MATERIAL TO PROCESS ::
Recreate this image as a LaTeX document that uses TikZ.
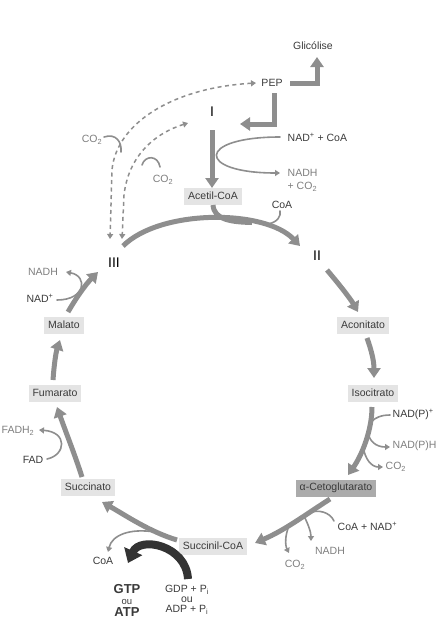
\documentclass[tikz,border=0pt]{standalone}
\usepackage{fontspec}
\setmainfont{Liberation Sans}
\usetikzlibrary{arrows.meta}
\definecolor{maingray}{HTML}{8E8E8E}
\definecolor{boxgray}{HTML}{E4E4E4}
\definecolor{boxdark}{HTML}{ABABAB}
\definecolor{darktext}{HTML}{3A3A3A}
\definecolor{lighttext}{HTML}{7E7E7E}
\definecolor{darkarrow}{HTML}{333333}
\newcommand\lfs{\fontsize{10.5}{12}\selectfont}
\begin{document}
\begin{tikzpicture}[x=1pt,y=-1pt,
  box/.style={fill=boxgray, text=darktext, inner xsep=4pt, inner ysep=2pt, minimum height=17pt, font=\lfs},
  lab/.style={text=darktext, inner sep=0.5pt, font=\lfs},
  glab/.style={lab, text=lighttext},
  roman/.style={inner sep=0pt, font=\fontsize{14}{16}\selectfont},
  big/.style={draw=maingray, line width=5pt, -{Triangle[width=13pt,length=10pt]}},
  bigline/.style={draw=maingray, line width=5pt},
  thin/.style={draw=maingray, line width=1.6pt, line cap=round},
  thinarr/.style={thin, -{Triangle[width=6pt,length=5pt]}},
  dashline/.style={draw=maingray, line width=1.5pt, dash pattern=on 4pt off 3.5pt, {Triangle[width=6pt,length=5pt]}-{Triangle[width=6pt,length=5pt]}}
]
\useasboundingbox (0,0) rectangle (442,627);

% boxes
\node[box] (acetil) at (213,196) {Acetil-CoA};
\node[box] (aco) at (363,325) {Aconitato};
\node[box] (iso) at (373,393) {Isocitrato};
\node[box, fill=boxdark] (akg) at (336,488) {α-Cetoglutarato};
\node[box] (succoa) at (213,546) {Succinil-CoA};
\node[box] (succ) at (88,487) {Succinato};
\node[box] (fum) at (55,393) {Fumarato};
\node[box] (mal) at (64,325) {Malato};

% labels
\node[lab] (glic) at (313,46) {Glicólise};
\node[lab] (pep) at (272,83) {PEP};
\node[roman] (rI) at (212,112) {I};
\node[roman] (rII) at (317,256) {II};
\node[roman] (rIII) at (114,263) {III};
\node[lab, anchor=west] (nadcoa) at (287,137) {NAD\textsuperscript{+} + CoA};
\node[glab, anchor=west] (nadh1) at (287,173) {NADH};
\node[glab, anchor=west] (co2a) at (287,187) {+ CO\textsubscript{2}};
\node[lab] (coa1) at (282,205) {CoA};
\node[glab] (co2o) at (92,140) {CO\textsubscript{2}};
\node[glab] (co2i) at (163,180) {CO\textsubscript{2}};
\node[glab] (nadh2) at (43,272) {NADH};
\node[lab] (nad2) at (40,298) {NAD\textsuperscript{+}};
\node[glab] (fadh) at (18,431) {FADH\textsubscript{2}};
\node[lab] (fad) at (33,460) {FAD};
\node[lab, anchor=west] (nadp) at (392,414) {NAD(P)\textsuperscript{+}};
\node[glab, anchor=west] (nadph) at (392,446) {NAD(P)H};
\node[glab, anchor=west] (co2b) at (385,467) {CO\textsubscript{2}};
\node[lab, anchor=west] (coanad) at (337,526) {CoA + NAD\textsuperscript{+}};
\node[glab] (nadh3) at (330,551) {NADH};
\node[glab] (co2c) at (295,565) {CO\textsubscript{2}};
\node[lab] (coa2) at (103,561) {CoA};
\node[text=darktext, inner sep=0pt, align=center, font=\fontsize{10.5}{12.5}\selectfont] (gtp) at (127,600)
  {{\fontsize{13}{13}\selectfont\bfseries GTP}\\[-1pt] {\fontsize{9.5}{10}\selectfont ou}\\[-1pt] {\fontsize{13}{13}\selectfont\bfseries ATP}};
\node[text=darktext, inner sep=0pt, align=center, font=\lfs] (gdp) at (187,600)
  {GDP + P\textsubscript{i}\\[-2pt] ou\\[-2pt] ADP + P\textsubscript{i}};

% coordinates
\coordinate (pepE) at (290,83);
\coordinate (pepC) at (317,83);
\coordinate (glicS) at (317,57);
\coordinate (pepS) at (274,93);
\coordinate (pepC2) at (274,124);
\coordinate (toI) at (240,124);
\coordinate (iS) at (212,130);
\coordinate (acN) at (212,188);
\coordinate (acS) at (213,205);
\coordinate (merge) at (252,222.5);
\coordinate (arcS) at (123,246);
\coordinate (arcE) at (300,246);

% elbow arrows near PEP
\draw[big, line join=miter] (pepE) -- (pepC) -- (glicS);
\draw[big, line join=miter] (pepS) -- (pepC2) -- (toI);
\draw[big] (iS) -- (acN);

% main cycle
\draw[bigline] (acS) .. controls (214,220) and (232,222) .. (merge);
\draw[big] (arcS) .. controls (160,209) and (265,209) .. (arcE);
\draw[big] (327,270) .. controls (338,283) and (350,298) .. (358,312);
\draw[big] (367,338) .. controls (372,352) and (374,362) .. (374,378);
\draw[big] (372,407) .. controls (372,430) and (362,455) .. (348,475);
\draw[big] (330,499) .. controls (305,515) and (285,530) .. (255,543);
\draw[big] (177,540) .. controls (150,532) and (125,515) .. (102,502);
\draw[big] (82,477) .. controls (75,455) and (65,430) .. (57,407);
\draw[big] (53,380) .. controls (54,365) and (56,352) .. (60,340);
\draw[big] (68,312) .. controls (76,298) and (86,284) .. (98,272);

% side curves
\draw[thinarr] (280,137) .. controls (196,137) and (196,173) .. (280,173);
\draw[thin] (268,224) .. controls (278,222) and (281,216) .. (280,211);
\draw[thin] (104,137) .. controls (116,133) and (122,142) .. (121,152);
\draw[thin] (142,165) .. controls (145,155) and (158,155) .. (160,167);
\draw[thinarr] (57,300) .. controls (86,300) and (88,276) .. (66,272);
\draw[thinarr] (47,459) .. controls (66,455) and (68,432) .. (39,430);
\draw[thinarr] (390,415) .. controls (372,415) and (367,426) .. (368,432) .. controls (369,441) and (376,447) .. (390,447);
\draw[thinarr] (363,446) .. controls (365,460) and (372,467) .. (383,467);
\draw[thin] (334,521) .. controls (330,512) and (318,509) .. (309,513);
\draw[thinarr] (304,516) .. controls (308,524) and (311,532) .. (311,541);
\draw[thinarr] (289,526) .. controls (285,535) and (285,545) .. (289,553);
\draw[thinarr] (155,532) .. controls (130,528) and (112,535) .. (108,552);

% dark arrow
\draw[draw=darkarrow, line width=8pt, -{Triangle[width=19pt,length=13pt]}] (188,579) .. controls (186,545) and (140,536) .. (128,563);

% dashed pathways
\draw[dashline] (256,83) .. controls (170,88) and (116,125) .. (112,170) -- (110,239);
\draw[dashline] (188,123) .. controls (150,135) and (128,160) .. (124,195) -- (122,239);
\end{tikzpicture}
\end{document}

* * *

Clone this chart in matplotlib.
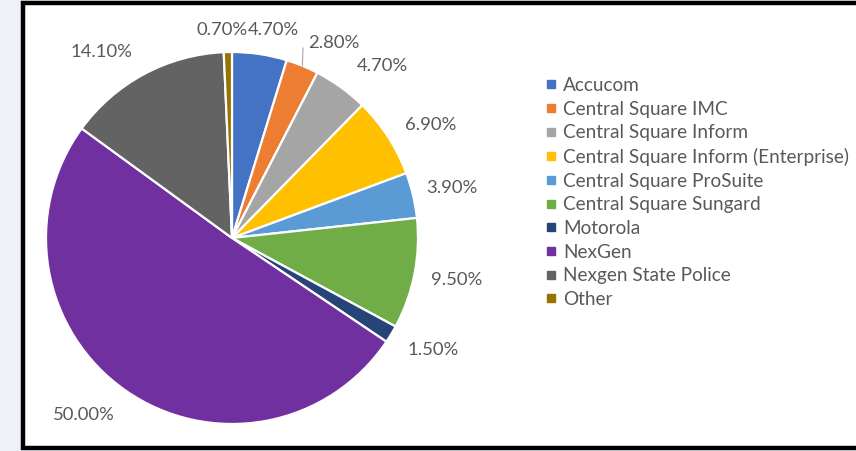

==

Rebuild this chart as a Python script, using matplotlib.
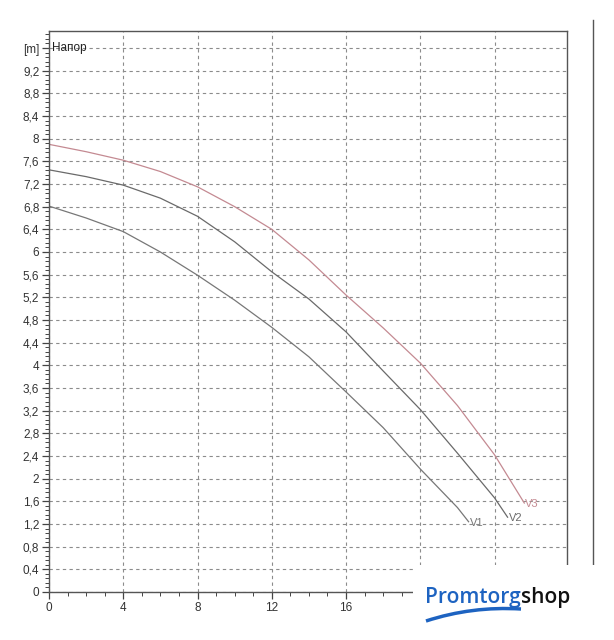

TASK OBJECTIVE ::
Lines containing the word "chart" must all be returned from the material above.

FINAL RESULT ::
Clone this chart in matplotlib.
Rebuild this chart as a Python script, using matplotlib.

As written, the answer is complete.